WORK TO COMPLETE. Review the material and extract every line in which the word "this" occurs.

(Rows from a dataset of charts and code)
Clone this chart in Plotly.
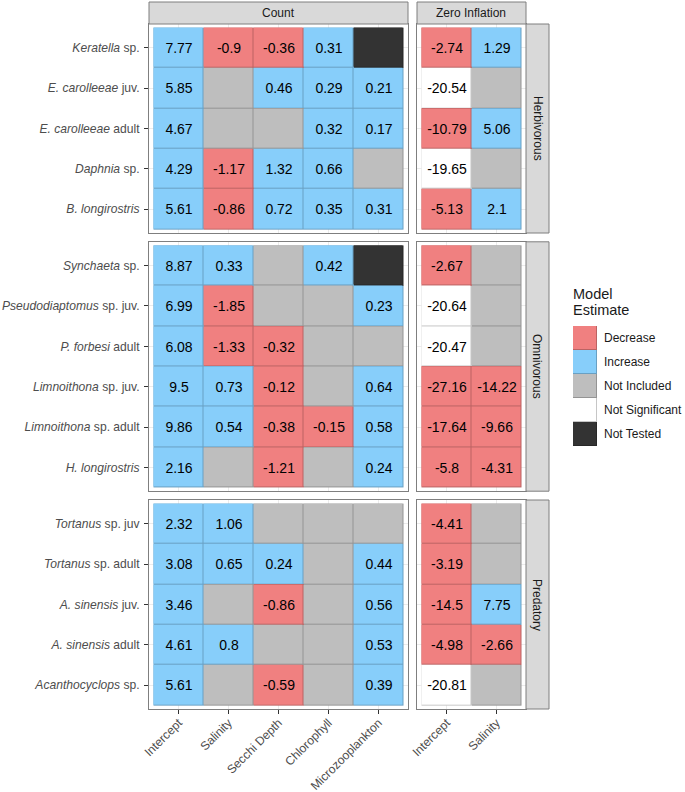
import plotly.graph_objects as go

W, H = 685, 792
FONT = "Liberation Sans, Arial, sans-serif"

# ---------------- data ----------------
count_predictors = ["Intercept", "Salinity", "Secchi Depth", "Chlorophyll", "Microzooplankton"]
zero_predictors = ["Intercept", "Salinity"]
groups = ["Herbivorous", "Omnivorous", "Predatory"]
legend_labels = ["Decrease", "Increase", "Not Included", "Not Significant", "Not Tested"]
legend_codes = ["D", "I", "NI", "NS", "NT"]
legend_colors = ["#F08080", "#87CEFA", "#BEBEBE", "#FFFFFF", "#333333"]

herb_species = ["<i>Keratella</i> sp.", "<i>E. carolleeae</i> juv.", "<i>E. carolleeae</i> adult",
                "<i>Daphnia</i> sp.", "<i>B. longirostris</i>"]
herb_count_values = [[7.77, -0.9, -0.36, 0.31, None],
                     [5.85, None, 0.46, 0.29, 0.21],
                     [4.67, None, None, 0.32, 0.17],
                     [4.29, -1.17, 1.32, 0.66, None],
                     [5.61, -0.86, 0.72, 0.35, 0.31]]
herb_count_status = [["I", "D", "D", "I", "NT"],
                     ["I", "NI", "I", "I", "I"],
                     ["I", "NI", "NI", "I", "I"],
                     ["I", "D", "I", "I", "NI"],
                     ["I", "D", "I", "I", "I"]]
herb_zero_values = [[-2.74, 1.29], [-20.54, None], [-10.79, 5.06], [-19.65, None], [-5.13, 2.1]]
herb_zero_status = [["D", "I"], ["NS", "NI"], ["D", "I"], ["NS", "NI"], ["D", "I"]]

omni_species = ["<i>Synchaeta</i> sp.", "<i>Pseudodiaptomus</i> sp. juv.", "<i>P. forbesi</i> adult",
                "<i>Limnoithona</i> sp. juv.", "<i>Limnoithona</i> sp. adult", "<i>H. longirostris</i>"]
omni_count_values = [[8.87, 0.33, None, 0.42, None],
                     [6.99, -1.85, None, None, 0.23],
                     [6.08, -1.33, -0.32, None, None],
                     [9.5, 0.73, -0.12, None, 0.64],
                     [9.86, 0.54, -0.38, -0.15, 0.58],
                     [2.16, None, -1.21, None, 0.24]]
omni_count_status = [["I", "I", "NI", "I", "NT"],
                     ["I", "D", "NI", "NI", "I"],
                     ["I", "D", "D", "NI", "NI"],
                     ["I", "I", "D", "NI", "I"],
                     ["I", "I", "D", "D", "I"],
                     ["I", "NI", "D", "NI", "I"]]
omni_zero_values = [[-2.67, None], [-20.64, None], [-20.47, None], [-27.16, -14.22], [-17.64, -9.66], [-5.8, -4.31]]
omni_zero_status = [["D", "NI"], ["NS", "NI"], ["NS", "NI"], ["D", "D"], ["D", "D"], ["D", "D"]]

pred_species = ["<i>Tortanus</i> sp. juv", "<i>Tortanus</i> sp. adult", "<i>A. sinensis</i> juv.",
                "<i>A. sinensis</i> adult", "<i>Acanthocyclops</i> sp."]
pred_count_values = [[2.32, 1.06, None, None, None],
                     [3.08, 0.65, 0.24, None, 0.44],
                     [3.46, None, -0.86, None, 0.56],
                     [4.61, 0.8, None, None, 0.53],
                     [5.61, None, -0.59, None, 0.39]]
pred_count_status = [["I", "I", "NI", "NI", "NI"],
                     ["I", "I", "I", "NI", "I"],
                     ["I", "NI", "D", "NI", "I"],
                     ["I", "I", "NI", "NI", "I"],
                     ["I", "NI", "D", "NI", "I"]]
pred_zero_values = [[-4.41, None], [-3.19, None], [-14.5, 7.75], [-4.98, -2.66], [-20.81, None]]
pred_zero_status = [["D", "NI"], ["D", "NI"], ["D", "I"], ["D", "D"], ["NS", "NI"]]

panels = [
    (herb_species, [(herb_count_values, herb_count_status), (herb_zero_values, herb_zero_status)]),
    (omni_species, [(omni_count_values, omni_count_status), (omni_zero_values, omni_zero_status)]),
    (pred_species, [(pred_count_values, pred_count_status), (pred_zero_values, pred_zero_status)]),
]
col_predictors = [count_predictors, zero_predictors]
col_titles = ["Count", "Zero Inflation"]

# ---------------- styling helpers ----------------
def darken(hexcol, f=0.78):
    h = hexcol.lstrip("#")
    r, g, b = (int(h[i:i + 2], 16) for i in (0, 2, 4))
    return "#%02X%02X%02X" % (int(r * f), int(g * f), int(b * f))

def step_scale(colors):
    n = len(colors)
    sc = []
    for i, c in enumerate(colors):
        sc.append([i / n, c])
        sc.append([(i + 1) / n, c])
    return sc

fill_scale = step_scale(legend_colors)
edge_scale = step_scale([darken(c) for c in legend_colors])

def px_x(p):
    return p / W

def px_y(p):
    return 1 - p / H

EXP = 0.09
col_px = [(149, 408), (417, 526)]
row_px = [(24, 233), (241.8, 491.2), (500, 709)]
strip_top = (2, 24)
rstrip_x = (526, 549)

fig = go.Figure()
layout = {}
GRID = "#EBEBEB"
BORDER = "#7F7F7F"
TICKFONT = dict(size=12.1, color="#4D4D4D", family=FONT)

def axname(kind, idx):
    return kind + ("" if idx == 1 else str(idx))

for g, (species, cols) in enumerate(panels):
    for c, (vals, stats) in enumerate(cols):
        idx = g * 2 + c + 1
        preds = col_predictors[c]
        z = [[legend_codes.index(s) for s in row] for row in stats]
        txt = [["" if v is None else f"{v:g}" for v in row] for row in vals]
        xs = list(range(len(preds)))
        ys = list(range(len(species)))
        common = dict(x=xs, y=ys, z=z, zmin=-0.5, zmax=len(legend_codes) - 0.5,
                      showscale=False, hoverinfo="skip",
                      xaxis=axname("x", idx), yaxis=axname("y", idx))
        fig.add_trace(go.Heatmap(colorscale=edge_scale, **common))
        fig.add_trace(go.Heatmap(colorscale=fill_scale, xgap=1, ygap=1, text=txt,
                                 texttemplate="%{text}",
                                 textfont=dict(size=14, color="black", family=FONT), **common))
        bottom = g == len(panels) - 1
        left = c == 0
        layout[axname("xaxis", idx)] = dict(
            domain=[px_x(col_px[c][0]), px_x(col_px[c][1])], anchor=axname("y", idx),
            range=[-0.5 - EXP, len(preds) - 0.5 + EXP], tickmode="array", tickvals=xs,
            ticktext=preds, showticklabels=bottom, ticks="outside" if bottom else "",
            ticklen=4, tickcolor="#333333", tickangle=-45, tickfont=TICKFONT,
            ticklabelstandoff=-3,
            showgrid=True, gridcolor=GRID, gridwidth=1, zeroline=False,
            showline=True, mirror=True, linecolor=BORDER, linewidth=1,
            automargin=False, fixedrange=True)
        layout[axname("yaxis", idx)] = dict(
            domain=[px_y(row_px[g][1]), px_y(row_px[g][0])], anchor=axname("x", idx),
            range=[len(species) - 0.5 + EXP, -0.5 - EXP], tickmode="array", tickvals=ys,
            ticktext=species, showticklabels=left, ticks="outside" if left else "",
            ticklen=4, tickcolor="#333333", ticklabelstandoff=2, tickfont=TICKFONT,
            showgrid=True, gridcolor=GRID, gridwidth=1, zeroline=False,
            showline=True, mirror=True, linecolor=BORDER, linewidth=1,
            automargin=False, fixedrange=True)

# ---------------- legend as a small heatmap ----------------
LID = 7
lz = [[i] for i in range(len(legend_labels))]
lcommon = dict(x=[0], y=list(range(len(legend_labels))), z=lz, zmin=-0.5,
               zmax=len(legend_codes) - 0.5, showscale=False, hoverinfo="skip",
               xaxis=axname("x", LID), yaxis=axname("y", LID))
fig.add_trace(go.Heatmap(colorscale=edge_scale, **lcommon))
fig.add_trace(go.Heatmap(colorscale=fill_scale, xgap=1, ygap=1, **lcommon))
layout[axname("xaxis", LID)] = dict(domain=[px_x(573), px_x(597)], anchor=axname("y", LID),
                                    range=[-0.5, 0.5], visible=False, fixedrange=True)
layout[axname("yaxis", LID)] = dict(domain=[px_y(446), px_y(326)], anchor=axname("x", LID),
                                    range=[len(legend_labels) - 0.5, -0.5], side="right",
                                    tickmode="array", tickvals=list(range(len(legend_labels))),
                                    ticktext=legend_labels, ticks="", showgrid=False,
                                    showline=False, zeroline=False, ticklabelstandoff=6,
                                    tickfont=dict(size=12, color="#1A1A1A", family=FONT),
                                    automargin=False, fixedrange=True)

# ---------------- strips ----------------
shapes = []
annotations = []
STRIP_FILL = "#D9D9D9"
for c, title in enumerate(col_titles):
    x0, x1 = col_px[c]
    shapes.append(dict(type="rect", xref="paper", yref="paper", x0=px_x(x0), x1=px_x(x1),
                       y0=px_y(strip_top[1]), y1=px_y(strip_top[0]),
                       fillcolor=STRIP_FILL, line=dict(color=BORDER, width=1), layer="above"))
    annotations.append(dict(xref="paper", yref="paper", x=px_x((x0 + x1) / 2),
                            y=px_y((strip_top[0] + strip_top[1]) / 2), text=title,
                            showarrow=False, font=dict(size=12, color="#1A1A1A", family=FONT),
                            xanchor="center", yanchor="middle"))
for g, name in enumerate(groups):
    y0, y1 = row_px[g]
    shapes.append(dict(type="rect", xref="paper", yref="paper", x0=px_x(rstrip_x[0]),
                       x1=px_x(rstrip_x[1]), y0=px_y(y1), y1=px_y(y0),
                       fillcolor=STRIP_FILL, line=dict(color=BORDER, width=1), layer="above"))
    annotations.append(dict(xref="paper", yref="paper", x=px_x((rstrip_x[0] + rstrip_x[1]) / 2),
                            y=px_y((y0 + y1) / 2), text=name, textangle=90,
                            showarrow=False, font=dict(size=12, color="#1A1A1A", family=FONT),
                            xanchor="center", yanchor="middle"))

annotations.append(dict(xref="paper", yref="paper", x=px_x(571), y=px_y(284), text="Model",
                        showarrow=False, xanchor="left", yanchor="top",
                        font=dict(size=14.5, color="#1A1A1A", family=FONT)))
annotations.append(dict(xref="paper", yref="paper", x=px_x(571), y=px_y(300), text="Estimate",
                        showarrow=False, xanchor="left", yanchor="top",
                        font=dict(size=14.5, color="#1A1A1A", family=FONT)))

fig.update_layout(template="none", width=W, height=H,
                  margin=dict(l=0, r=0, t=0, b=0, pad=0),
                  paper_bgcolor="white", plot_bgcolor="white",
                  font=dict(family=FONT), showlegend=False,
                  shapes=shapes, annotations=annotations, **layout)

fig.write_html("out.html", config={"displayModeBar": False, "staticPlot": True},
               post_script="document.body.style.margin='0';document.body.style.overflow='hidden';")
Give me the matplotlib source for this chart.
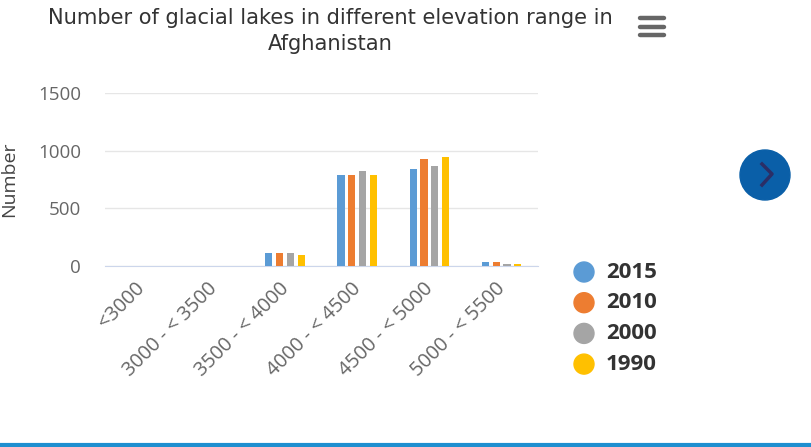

COMPLETE OUTPUT.
Clone this chart in Plotly.
Give me the matplotlib source for this chart.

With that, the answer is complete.